## Material provided
[START]

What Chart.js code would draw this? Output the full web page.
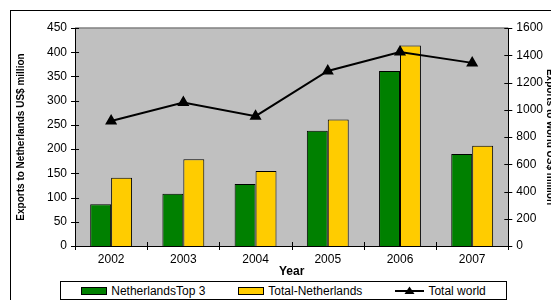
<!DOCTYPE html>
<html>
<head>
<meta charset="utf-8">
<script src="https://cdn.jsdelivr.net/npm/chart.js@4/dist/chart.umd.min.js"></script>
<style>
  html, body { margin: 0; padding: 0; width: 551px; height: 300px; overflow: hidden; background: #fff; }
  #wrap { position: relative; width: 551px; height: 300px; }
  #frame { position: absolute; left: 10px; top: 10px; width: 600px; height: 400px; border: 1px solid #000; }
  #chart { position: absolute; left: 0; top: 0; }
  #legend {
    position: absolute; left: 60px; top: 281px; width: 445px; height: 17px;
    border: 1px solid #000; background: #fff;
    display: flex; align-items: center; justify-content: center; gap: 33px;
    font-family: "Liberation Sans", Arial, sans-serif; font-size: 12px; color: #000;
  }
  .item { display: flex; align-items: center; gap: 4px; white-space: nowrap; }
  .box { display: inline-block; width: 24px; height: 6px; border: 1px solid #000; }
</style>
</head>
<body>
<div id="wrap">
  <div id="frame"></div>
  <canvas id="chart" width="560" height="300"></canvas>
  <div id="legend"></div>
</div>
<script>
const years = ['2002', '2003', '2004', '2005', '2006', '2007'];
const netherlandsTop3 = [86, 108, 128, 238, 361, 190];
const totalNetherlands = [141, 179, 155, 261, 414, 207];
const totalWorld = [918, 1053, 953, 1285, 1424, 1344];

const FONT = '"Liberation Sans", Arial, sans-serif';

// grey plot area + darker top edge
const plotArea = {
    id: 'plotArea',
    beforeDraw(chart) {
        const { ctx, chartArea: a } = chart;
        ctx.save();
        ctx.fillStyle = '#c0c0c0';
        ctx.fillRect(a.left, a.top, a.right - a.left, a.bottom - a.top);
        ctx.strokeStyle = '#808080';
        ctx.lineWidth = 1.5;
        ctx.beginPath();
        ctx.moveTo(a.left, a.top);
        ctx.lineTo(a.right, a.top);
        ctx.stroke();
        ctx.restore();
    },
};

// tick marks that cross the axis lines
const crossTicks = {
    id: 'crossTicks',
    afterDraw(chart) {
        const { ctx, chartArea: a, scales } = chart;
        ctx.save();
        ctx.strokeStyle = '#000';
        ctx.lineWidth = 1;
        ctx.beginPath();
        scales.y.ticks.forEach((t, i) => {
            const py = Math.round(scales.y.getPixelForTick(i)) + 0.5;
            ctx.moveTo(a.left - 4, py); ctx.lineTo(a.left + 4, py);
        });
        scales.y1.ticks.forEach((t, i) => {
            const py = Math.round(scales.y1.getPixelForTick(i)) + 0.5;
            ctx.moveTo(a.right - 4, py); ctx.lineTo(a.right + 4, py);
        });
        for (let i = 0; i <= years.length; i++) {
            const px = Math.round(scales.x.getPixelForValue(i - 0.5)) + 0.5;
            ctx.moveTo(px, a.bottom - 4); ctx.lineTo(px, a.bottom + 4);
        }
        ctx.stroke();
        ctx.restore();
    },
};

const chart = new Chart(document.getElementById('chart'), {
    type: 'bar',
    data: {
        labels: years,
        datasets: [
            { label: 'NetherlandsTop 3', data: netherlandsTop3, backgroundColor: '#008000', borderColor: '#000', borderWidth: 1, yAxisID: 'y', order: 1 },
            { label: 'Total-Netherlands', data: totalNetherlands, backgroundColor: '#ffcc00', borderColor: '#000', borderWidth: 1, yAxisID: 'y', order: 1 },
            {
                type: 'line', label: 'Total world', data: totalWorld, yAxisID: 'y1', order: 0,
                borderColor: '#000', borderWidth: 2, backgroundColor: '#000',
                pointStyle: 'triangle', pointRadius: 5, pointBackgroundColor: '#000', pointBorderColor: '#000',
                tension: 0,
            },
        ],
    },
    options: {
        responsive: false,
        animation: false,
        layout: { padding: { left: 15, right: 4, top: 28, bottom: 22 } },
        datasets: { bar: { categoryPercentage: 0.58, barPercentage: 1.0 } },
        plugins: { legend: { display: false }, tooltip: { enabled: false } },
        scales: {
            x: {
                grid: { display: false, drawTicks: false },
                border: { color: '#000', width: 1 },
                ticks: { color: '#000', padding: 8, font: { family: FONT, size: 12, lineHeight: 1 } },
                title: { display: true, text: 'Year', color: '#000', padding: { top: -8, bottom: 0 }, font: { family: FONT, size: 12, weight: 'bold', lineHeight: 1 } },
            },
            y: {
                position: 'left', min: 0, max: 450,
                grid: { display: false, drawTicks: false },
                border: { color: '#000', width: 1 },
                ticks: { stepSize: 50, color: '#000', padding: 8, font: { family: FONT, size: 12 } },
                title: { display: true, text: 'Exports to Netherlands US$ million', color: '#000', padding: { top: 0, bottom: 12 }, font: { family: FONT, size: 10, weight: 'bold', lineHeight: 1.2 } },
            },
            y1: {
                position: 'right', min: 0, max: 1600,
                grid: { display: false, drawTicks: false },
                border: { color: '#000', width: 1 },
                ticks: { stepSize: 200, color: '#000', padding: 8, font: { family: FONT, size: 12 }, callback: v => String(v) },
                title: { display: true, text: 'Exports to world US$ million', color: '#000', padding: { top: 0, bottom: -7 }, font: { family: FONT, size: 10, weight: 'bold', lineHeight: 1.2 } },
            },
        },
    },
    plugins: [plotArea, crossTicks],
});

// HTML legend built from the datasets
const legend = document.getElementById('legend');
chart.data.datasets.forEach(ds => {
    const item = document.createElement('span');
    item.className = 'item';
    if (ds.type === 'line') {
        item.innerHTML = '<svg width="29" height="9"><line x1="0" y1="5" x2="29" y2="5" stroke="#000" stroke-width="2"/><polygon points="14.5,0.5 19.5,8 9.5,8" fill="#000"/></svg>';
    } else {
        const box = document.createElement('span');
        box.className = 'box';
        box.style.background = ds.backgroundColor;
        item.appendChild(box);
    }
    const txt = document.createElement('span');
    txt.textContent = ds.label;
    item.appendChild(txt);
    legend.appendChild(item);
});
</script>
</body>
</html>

[END]

## Exercise
Omit every picture, then reproduce the rest of the listing exactly.

## The response
What Chart.js code would draw this? Output the full web page.
<!DOCTYPE html>
<html>
<head>
<meta charset="utf-8">
<script src="https://cdn.jsdelivr.net/npm/chart.js@4/dist/chart.umd.min.js"></script>
<style>
  html, body { margin: 0; padding: 0; width: 551px; height: 300px; overflow: hidden; background: #fff; }
  #wrap { position: relative; width: 551px; height: 300px; }
  #frame { position: absolute; left: 10px; top: 10px; width: 600px; height: 400px; border: 1px solid #000; }
  #chart { position: absolute; left: 0; top: 0; }
  #legend {
    position: absolute; left: 60px; top: 281px; width: 445px; height: 17px;
    border: 1px solid #000; background: #fff;
    display: flex; align-items: center; justify-content: center; gap: 33px;
    font-family: "Liberation Sans", Arial, sans-serif; font-size: 12px; color: #000;
  }
  .item { display: flex; align-items: center; gap: 4px; white-space: nowrap; }
  .box { display: inline-block; width: 24px; height: 6px; border: 1px solid #000; }
</style>
</head>
<body>
<div id="wrap">
  <div id="frame"></div>
  <canvas id="chart" width="560" height="300"></canvas>
  <div id="legend"></div>
</div>
<script>
const years = ['2002', '2003', '2004', '2005', '2006', '2007'];
const netherlandsTop3 = [86, 108, 128, 238, 361, 190];
const totalNetherlands = [141, 179, 155, 261, 414, 207];
const totalWorld = [918, 1053, 953, 1285, 1424, 1344];

const FONT = '"Liberation Sans", Arial, sans-serif';

// grey plot area + darker top edge
const plotArea = {
    id: 'plotArea',
    beforeDraw(chart) {
        const { ctx, chartArea: a } = chart;
        ctx.save();
        ctx.fillStyle = '#c0c0c0';
        ctx.fillRect(a.left, a.top, a.right - a.left, a.bottom - a.top);
        ctx.strokeStyle = '#808080';
        ctx.lineWidth = 1.5;
        ctx.beginPath();
        ctx.moveTo(a.left, a.top);
        ctx.lineTo(a.right, a.top);
        ctx.stroke();
        ctx.restore();
    },
};

// tick marks that cross the axis lines
const crossTicks = {
    id: 'crossTicks',
    afterDraw(chart) {
        const { ctx, chartArea: a, scales } = chart;
        ctx.save();
        ctx.strokeStyle = '#000';
        ctx.lineWidth = 1;
        ctx.beginPath();
        scales.y.ticks.forEach((t, i) => {
            const py = Math.round(scales.y.getPixelForTick(i)) + 0.5;
            ctx.moveTo(a.left - 4, py); ctx.lineTo(a.left + 4, py);
        });
        scales.y1.ticks.forEach((t, i) => {
            const py = Math.round(scales.y1.getPixelForTick(i)) + 0.5;
            ctx.moveTo(a.right - 4, py); ctx.lineTo(a.right + 4, py);
        });
        for (let i = 0; i <= years.length; i++) {
            const px = Math.round(scales.x.getPixelForValue(i - 0.5)) + 0.5;
            ctx.moveTo(px, a.bottom - 4); ctx.lineTo(px, a.bottom + 4);
        }
        ctx.stroke();
        ctx.restore();
    },
};

const chart = new Chart(document.getElementById('chart'), {
    type: 'bar',
    data: {
        labels: years,
        datasets: [
            { label: 'NetherlandsTop 3', data: netherlandsTop3, backgroundColor: '#008000', borderColor: '#000', borderWidth: 1, yAxisID: 'y', order: 1 },
            { label: 'Total-Netherlands', data: totalNetherlands, backgroundColor: '#ffcc00', borderColor: '#000', borderWidth: 1, yAxisID: 'y', order: 1 },
            {
                type: 'line', label: 'Total world', data: totalWorld, yAxisID: 'y1', order: 0,
                borderColor: '#000', borderWidth: 2, backgroundColor: '#000',
                pointStyle: 'triangle', pointRadius: 5, pointBackgroundColor: '#000', pointBorderColor: '#000',
                tension: 0,
            },
        ],
    },
    options: {
        responsive: false,
        animation: false,
        layout: { padding: { left: 15, right: 4, top: 28, bottom: 22 } },
        datasets: { bar: { categoryPercentage: 0.58, barPercentage: 1.0 } },
        plugins: { legend: { display: false }, tooltip: { enabled: false } },
        scales: {
            x: {
                grid: { display: false, drawTicks: false },
                border: { color: '#000', width: 1 },
                ticks: { color: '#000', padding: 8, font: { family: FONT, size: 12, lineHeight: 1 } },
                title: { display: true, text: 'Year', color: '#000', padding: { top: -8, bottom: 0 }, font: { family: FONT, size: 12, weight: 'bold', lineHeight: 1 } },
            },
            y: {
                position: 'left', min: 0, max: 450,
                grid: { display: false, drawTicks: false },
                border: { color: '#000', width: 1 },
                ticks: { stepSize: 50, color: '#000', padding: 8, font: { family: FONT, size: 12 } },
                title: { display: true, text: 'Exports to Netherlands US$ million', color: '#000', padding: { top: 0, bottom: 12 }, font: { family: FONT, size: 10, weight: 'bold', lineHeight: 1.2 } },
            },
            y1: {
                position: 'right', min: 0, max: 1600,
                grid: { display: false, drawTicks: false },
                border: { color: '#000', width: 1 },
                ticks: { stepSize: 200, color: '#000', padding: 8, font: { family: FONT, size: 12 }, callback: v => String(v) },
                title: { display: true, text: 'Exports to world US$ million', color: '#000', padding: { top: 0, bottom: -7 }, font: { family: FONT, size: 10, weight: 'bold', lineHeight: 1.2 } },
            },
        },
    },
    plugins: [plotArea, crossTicks],
});

// HTML legend built from the datasets
const legend = document.getElementById('legend');
chart.data.datasets.forEach(ds => {
    const item = document.createElement('span');
    item.className = 'item';
    if (ds.type === 'line') {
        item.innerHTML = '<svg width="29" height="9"><line x1="0" y1="5" x2="29" y2="5" stroke="#000" stroke-width="2"/><polygon points="14.5,0.5 19.5,8 9.5,8" fill="#000"/></svg>';
    } else {
        const box = document.createElement('span');
        box.className = 'box';
        box.style.background = ds.backgroundColor;
        item.appendChild(box);
    }
    const txt = document.createElement('span');
    txt.textContent = ds.label;
    item.appendChild(txt);
    legend.appendChild(item);
});
</script>
</body>
</html>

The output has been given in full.